::: Exercise materials

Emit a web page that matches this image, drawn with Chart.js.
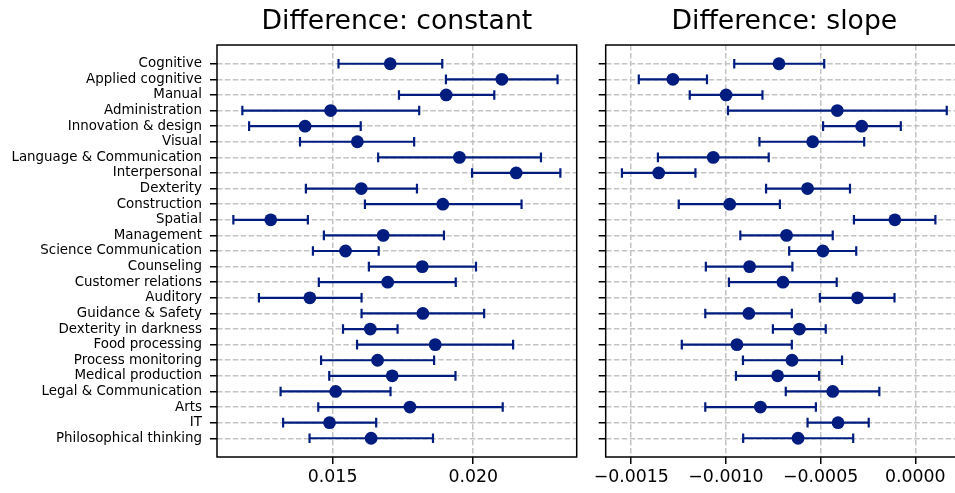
<!DOCTYPE html>
<html>
<head>
<meta charset="utf-8">
<script src="https://cdn.jsdelivr.net/npm/chart.js@4/dist/chart.umd.min.js"></script>
<style>
  html, body { margin: 0; padding: 0; background: #fff; overflow: hidden; width: 955px; height: 493px; }
  .wrap { position: absolute; top: 0; }
  canvas { display: block; }
</style>
</head>
<body>
<div class="wrap" style="left:0px;"><canvas id="c1" width="590" height="493"></canvas></div>
<div class="wrap" style="left:590px;"><canvas id="c2" width="380" height="493"></canvas></div>
<script>
const categories = ["Cognitive","Applied cognitive","Manual","Administration","Innovation & design","Visual","Language & Communication","Interpersonal","Dexterity","Construction","Spatial","Management","Science Communication","Counseling","Customer relations","Auditory","Guidance & Safety","Dexterity in darkness","Food processing","Process monitoring","Medical production","Legal & Communication","Arts","IT","Philosophical thinking"];

const constMean = [0.01705,0.02102,0.01904,0.01493,0.01402,0.01588,0.01951,0.02153,0.01602,0.01892,0.01280,0.01680,0.01546,0.01819,0.01696,0.01419,0.01821,0.01634,0.01865,0.01660,0.01712,0.01511,0.01775,0.01489,0.01637];
const constLow  = [0.01521,0.01903,0.01736,0.01179,0.01203,0.01384,0.01662,0.01996,0.01405,0.01615,0.01147,0.01469,0.01430,0.01629,0.01451,0.01238,0.01603,0.01537,0.01587,0.01459,0.01488,0.01315,0.01449,0.01324,0.01418];
const constHigh = [0.01890,0.02300,0.02075,0.01808,0.01600,0.01790,0.02241,0.02310,0.01800,0.02172,0.01412,0.01896,0.01664,0.02010,0.01938,0.01603,0.02039,0.01731,0.02142,0.01861,0.01937,0.01706,0.02105,0.01655,0.01857];

const slopeMean = [-0.000720,-0.001280,-0.000999,-0.000412,-0.000283,-0.000542,-0.001067,-0.001355,-0.000569,-0.000980,-0.000108,-0.000680,-0.000488,-0.000875,-0.000699,-0.000305,-0.000879,-0.000612,-0.000942,-0.000651,-0.000727,-0.000436,-0.000818,-0.000408,-0.000619];
const slopeLow  = [-0.000956,-0.001460,-0.001191,-0.000989,-0.000487,-0.000823,-0.001359,-0.001549,-0.000788,-0.001249,-0.000324,-0.000924,-0.000666,-0.001106,-0.000984,-0.000504,-0.001109,-0.000752,-0.001233,-0.000910,-0.000947,-0.000684,-0.001109,-0.000569,-0.000909];
const slopeHigh = [-0.000481,-0.001100,-0.000807,0.000166,-0.0000767,-0.000270,-0.000774,-0.001161,-0.000345,-0.000715,0.000106,-0.000436,-0.000312,-0.000649,-0.000415,-0.000110,-0.000652,-0.000473,-0.000652,-0.000387,-0.000508,-0.000190,-0.000525,-0.000246,-0.000328];

const constTicks = [0.015, 0.020];
const slopeTicks = [-0.0015, -0.0010, -0.0005, 0.0000];

const NAVY = '#001c7f';
const FONT = 'DejaVu Sans';

const framePlugin = {
  id: 'frame',
  afterDraw(chart) {
    const a = chart.chartArea, ctx = chart.ctx;
    ctx.save();
    ctx.strokeStyle = '#000';
    ctx.lineWidth = 1.5;
    ctx.strokeRect(a.left, a.top, a.right - a.left, a.bottom - a.top);
    ctx.restore();
  }
};

function limits(lo, hi) {
  const mn = Math.min(...lo), mx = Math.max(...hi), r = mx - mn;
  return [mn - 0.05 * r, mx + 0.05 * r];
}

function makeChart(id, cfg) {
  const [xmin, xmax] = limits(cfg.low, cfg.high);
  const whiskers = [];
  cfg.low.forEach((lo, i) => {
    whiskers.push({x: lo, y: i}, {x: cfg.high[i], y: i}, {x: NaN, y: NaN});
  });
  const caps = cfg.low.map((lo, i) => ({x: lo, y: i})).concat(cfg.high.map((hi, i) => ({x: hi, y: i})));
  const dots = cfg.mean.map((m, i) => ({x: m, y: i}));

  return new Chart(document.getElementById(id), {
    type: 'scatter',
    data: {
      datasets: [
        { data: dots, pointStyle: 'circle', pointRadius: 6.4, pointBackgroundColor: NAVY, pointBorderWidth: 0, showLine: false },
        { data: caps, pointStyle: 'line', pointRotation: 90, pointRadius: 4.8, pointBorderColor: NAVY, pointBorderWidth: 2.2, showLine: false },
        { data: whiskers, showLine: true, spanGaps: false, borderColor: NAVY, borderWidth: 2.2, pointRadius: 0, fill: false }
      ]
    },
    options: {
      responsive: false,
      animation: false,
      events: [],
      devicePixelRatio: 1,
      layout: { padding: { left: 0, right: cfg.padRight, top: 0, bottom: 0 } },
      plugins: {
        legend: { display: false },
        tooltip: { enabled: false },
        title: {
          display: true, text: cfg.title, fullSize: false, color: '#000',
          font: { family: FONT, size: 26.67, weight: 'normal', lineHeight: 1.2 },
          padding: { top: 6.3, bottom: 6.7 }
        }
      },
      scales: {
        x: {
          type: 'linear', position: 'bottom', min: xmin, max: xmax,
          afterBuildTicks: (s) => { s.ticks = cfg.xTicks.map(v => ({value: v})); },
          afterFit: (s) => { s.height = 36; s.paddingLeft = 0; s.paddingRight = 0; },
          ticks: { callback: cfg.xFormat, color: '#000', padding: 3, autoSkip: false, maxRotation: 0,
                   font: { family: FONT, size: 17.33 } },
          grid: { color: '#c4c4c4', lineWidth: 1.5, tickColor: '#000', tickWidth: 1.5, tickLength: 7, drawTicks: true },
          border: { display: false, dash: [5.5, 2.4] }
        },
        y: {
          type: 'linear', position: 'left', reverse: true, min: -1.2, max: 25.2,
          afterBuildTicks: (s) => { s.ticks = categories.map((_, i) => ({value: i})); },
          afterFit: (s) => { s.width = cfg.yWidth; s.paddingTop = 0; s.paddingBottom = 0; },
          ticks: { display: cfg.showLabels, autoSkip: false, color: '#000', padding: 8,
                   callback: (v) => categories[Math.round(v)],
                   font: { family: FONT, size: 13.4 } },
          grid: { color: '#c4c4c4', lineWidth: 1.5, tickColor: '#000', tickWidth: 1.5, tickLength: 7, drawTicks: true },
          border: { display: false, dash: [5.5, 2.4] }
        }
      }
    },
    plugins: [framePlugin]
  });
}

makeChart('c1', {
  title: 'Difference: constant', mean: constMean, low: constLow, high: constHigh,
  xTicks: constTicks, xFormat: (v) => v.toFixed(3),
  yWidth: 217, padRight: 13.3, showLabels: true
});

makeChart('c2', {
  title: 'Difference: slope', mean: slopeMean, low: slopeLow, high: slopeHigh,
  xTicks: slopeTicks, xFormat: (v) => v.toFixed(4).replace('-', '\u2212'),
  yWidth: 15.7, padRight: 4.6, showLabels: false
});
</script>
</body>
</html>
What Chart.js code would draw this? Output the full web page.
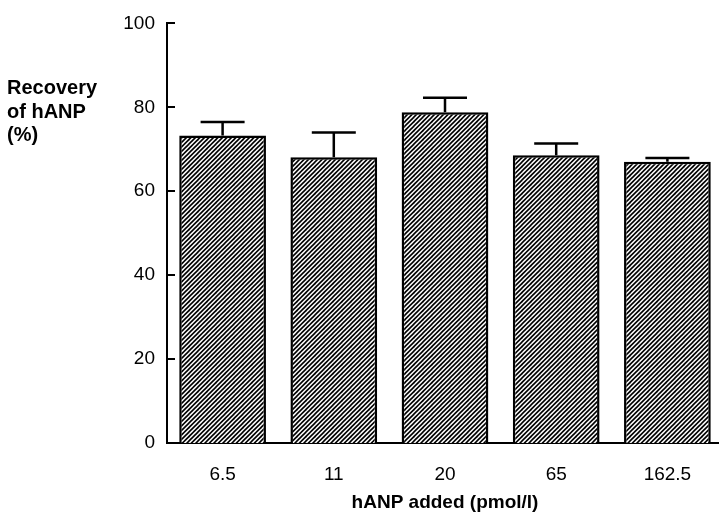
<!DOCTYPE html>
<html>
<head>
<meta charset="utf-8">
<script src="https://cdn.jsdelivr.net/npm/chart.js@4/dist/chart.umd.min.js"></script>
<style>
  html, body { margin: 0; padding: 0; background: #fff; overflow: hidden; }
  #wrap { width: 725px; height: 530px; }
</style>
</head>
<body>
<div id="wrap"><canvas id="recoveryChart" width="725" height="530"></canvas></div>
<script>
const doses = ['6.5', '11', '20', '65', '162.5'];
const recovery = [73.3, 68.1, 78.8, 68.6, 67.0];
const recoveryErr = [3.2, 5.9, 3.5, 2.8, 0.9];
const yTicks = [0, 20, 40, 60, 80, 100];
const yTitleLines = ['Recovery', 'of hANP', '(%)'];

const FONT = '"Liberation Sans", Arial, Helvetica, sans-serif';

// diagonal "/" hatch fill
function makeHatch() {
  const size = 9;
  const c = document.createElement('canvas');
  c.width = size; c.height = size;
  const g = c.getContext('2d');
  g.fillStyle = '#fff';
  g.fillRect(0, 0, size, size);
  g.strokeStyle = '#000';
  g.lineWidth = 1.6;
  for (let k = -9; k <= 18; k += 4.5) {
    g.beginPath();
    g.moveTo(k - 2, 2 + size);
    g.lineTo(k + size + 2, -2);
    g.stroke();
  }
  return g.createPattern(c, 'repeat');
}

// small ticks pointing into the plot, plus the upward error bars
const extras = {
  id: 'extras',
  afterDatasetsDraw(chart) {
    const ctx = chart.ctx;
    const y = chart.scales.y;
    const meta = chart.getDatasetMeta(0);
    ctx.save();
    ctx.strokeStyle = '#000';
    ctx.lineWidth = 2.5;
    meta.data.forEach((bar, i) => {
      const top = y.getPixelForValue(recovery[i] + recoveryErr[i]);
      ctx.beginPath();
      ctx.moveTo(bar.x, bar.y);
      ctx.lineTo(bar.x, top);
      ctx.moveTo(bar.x - 22, top);
      ctx.lineTo(bar.x + 22, top);
      ctx.stroke();
    });
    ctx.lineWidth = 2;
    yTicks.forEach(v => {
      const py = Math.round(y.getPixelForValue(v));
      ctx.beginPath();
      ctx.moveTo(y.right, py);
      ctx.lineTo(y.right + 8, py);
      ctx.stroke();
    });
    ctx.restore();
  },
  afterDraw(chart) {
    const ctx = chart.ctx;
    ctx.save();
    ctx.fillStyle = '#000';
    ctx.font = 'bold 20px ' + FONT;
    ctx.textAlign = 'left';
    ctx.textBaseline = 'alphabetic';
    yTitleLines.forEach((t, i) => ctx.fillText(t, 7, 94 + i * 23.5));
    ctx.restore();
  }
};

new Chart(document.getElementById('recoveryChart'), {
  type: 'bar',
  data: {
    labels: doses,
    datasets: [{
      data: recovery,
      backgroundColor: makeHatch(),
      borderColor: '#000',
      borderWidth: 2.5,
      borderSkipped: 'start',
      categoryPercentage: 1,
      barPercentage: 0.78
    }]
  },
  options: {
    responsive: false,
    animation: false,
    devicePixelRatio: 1,
    layout: { padding: { top: 13, right: 2, left: 0, bottom: 0 } },
    plugins: { legend: { display: false }, tooltip: { enabled: false } },
    scales: {
      x: {
        grid: { display: false, drawTicks: false },
        border: { display: true, color: '#000', width: 2 },
        ticks: { color: '#000', font: { family: FONT, size: 19 }, padding: 20 },
        title: {
          display: true,
          text: 'hANP added (pmol/l)',
          color: '#000',
          font: { family: FONT, size: 19, weight: 'bold' },
          padding: { top: 0, bottom: 16 }
        },
        afterFit(scale) { scale.height = 87; }
      },
      y: {
        min: 0,
        max: 100,
        grid: { display: false, drawTicks: false },
        border: { display: true, color: '#000', width: 2 },
        ticks: {
          stepSize: 20,
          color: '#000',
          padding: 12,
          font: { family: FONT, size: 19 }
        },
        afterFit(scale) { scale.width = 167; }
      }
    }
  },
  plugins: [extras]
});
</script>
</body>
</html>
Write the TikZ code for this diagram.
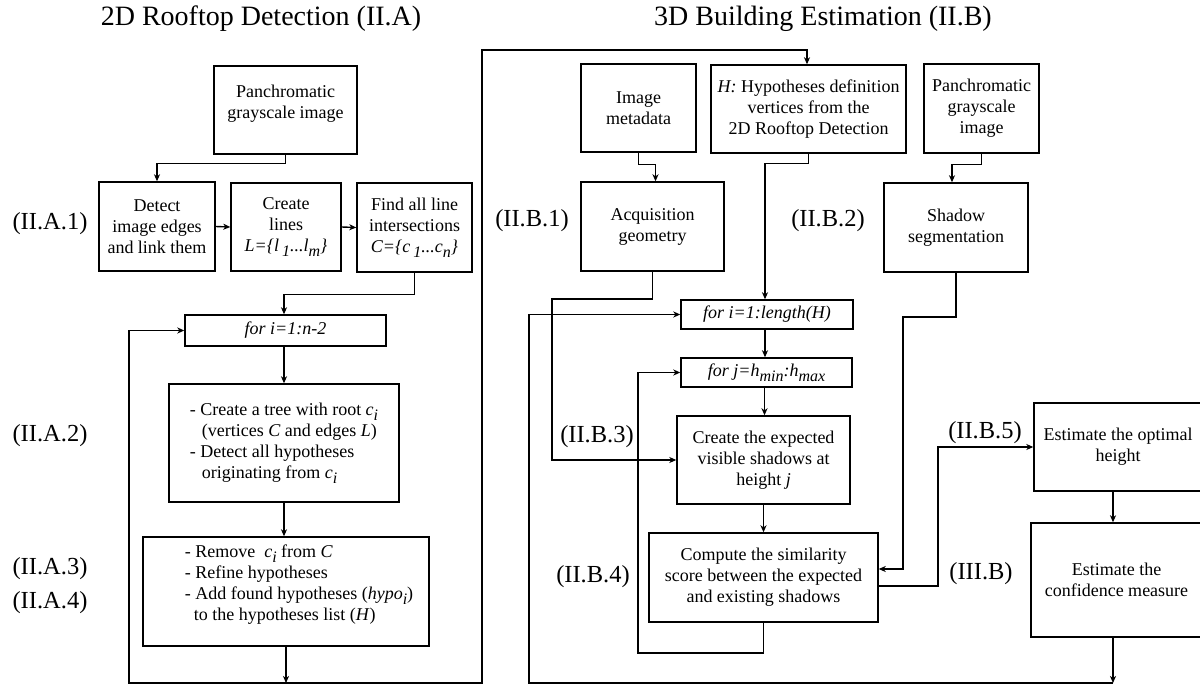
\documentclass[tikz,border=0pt]{standalone}
\usepackage{fontspec}
\setmainfont{Liberation Serif}
\usetikzlibrary{arrows.meta,calc}
\newcommand{\bodyfont}{\fontsize{18}{21}\selectfont}
\newcommand{\lblfont}{\fontsize{24.5}{28}\selectfont}
\newcommand{\ttlfont}{\fontsize{28}{32}\selectfont}
\newcommand{\sbs}[1]{\raisebox{-0.55ex}{\fontsize{16}{16}\selectfont #1}}
\tikzset{
  box/.style={draw, line width=1.4pt, inner sep=0pt, align=center, font=\bodyfont},
  txt/.style={inner sep=0pt, align=left, font=\bodyfont},
  lbl/.style={font=\lblfont, inner sep=0pt},
  ttl/.style={font=\ttlfont, inner sep=0pt},
  arr/.style={-{Stealth[length=7pt,width=6pt,inset=2pt]}, line width=1.4pt},
  ln/.style={line width=1.4pt}
}
\begin{document}
\begin{tikzpicture}[x=1pt,y=-1pt]
\useasboundingbox (0,0) rectangle (1200,688);
% titles
\node[ttl] (t1) at (261,19) {2D Rooftop Detection (II.A)};
\node[ttl] (t2) at (823,19) {3D Building Estimation (II.B)};
% labels
\node[lbl] (l1) at (50,224) {(II.A.1)};
\node[lbl] (l2) at (50,436) {(II.A.2)};
\node[lbl] (l3) at (50,569) {(II.A.3)};
\node[lbl] (l4) at (50,603) {(II.A.4)};
\node[lbl] (l5) at (532,221) {(II.B.1)};
\node[lbl] (l6) at (828,221) {(II.B.2)};
\node[lbl] (l7) at (597,437) {(II.B.3)};
\node[lbl] (l8) at (593,577) {(II.B.4)};
\node[lbl] (l9) at (985,433) {(II.B.5)};
\node[lbl] (l10) at (981,574) {(III.B)};
% left boxes
\node[box, minimum width=143pt, minimum height=88pt] (pan) at (285.5,110) {};
\node[txt, align=center] (pantxt) at (285.5,104) {Panchromatic\\grayscale image};
\node[box, minimum width=116pt, minimum height=89pt] (detect) at (157,226.5) {Detect\\image edges\\and link them};
\node[box, minimum width=110pt, minimum height=88pt] (lines) at (286,227) {Create\\lines\\\textit{L=\{l\,\sbs{1}...l\sbs{m}\}}};
\node[box, minimum width=115pt, minimum height=89pt] (find) at (414.5,227.5) {Find all line\\intersections\\\textit{C=\{c\,\sbs{1}...c\sbs{n}\}}};
\node[box, minimum width=201pt, minimum height=31pt] (fori) at (285.5,330.5) {\textit{for i=1:n-2}};
\node[box, minimum width=230pt, minimum height=118pt, align=left] (tree) at (284,443) {- Create a tree with root \textit{c}\sbs{\textit{i}}\\\hspace*{12pt}(vertices \textit{C} and edges \textit{L})\\- Detect all hypotheses\\\hspace*{12pt}originating from \textit{c}\sbs{\textit{i}}};
\node[box, minimum width=286pt, minimum height=109pt] (remove) at (286,591.5) {};
\node[txt] (removetxt) at (299,585) {- Remove \ \textit{c}\sbs{\textit{i}} from \textit{C}\\- Refine hypotheses\\- Add found hypotheses (\textit{hypo}\sbs{\textit{i}})\\\hspace*{9pt}to the hypotheses list (\textit{H})};
% right boxes
\node[box, minimum width=115pt, minimum height=88pt] (meta) at (638.5,108) {Image\\metadata};
\node[box, minimum width=195pt, minimum height=88pt] (hyp) at (808.5,109) {\textit{H:} Hypotheses definition\\vertices from the\\2D Rooftop Detection};
\node[box, minimum width=115pt, minimum height=89pt] (pan2) at (981.5,108.5) {Panchromatic\\grayscale\\image};
\node[box, minimum width=143pt, minimum height=89pt] (acq) at (652.5,226.5) {Acquisition\\geometry};
\node[box, minimum width=144pt, minimum height=89pt] (shadow) at (956,227.5) {Shadow\\segmentation};
\node[box, minimum width=172pt, minimum height=29pt] (foriR) at (767,314.5) {\textit{for i=1:length(H)}};
\node[box, minimum width=171pt, minimum height=29pt] (forj) at (766.5,372.5) {\textit{for j=h\sbs{min}:h\sbs{max}}};
\node[box, minimum width=173pt, minimum height=88pt] (create) at (763.5,460) {Create the expected\\visible shadows at\\height \textit{j}};
\node[box, minimum width=229pt, minimum height=89pt] (compute) at (763.5,577.5) {Compute the similarity\\score between the expected\\and existing shadows};
\node[box, minimum width=168pt, minimum height=88pt] (est) at (1118,447) {Estimate the optimal\\height};
\node[box, minimum width=171pt, minimum height=114pt] (conf) at (1116.5,580) {Estimate the\\confidence measure};
% coordinates
\coordinate (jA) at (286,683);
\coordinate (lA) at (129,683);
\coordinate (rA) at (482,683);
\coordinate (tA) at (482,50);
\coordinate (jB) at (1113,683);
\coordinate (lB) at (529,683);
\coordinate (acqA) at (552,299);
\coordinate (acqB) at (552,460);
\coordinate (cmpA) at (638,653);
\coordinate (shA) at (903,317);
\coordinate (shB) at (903,569);
\coordinate (cmpB) at (938,586);
% left connectors
\draw[arr] (pan.south) -- ++(0,9) -| (detect.north);
\draw[arr] (detect.east) -- (lines.west);
\draw[arr] (lines.east) -- (find.west);
\draw[arr] (find.south) -- ++(0,22) -| ([xshift=-1.5pt]fori.north);
\draw[arr] ([xshift=-1.5pt]fori.south) -- ([xshift=-1.5pt]fori.south |- tree.north);
\draw[arr] (tree.south) -- (tree.south |- remove.north);
\draw[arr] (remove.south) -- (jA);
\draw[arr] (jA) -- (lA) |- (fori.west);
\draw[arr] (jA) -- (rA) -- (tA) -| ([xshift=-1.5pt]hyp.north);
% right connectors
\draw[arr] (meta.south) -- ++(0,12) -| ([xshift=3pt]acq.north);
\draw[arr] (pan2.south) -- ++(0,11) -| ([xshift=-4pt]shadow.north);
\draw[arr] (hyp.south) -- ++(0,10) -| ([xshift=-2pt]foriR.north);
\draw[arr] ([xshift=-2pt]foriR.south) -- ([xshift=-2pt]foriR.south |- forj.north);
\draw[arr] ([xshift=-2pt]forj.south) -- ([xshift=-2pt]forj.south |- create.north);
\draw[arr] (create.south) -- (create.south |- compute.north);
\draw[arr] (acq.south) |- (acqA) -- (acqB) -- (create.west);
\draw[arr] (compute.south) |- (cmpA) |- (forj.west);
\draw[arr] (shadow.south) |- (shA) -- (shB) -- (shB -| compute.east);
\draw[arr] (cmpB -| compute.east) -- (cmpB) |- (est.west);
\draw[arr] ([xshift=-5pt]est.south) -- ([xshift=-5pt]est.south |- conf.north);
\draw[arr] (conf.south -| jB) -- (jB);
\draw[arr] (jB) -- (lB) |- (foriR.west);
\end{tikzpicture}
\end{document}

::::::

Copy out every line from the records that has the word "page".

• Answer for the task:
Emit a web page that matches this image, drawn with Chart.js.
What Chart.js code would draw this? Output the full web page.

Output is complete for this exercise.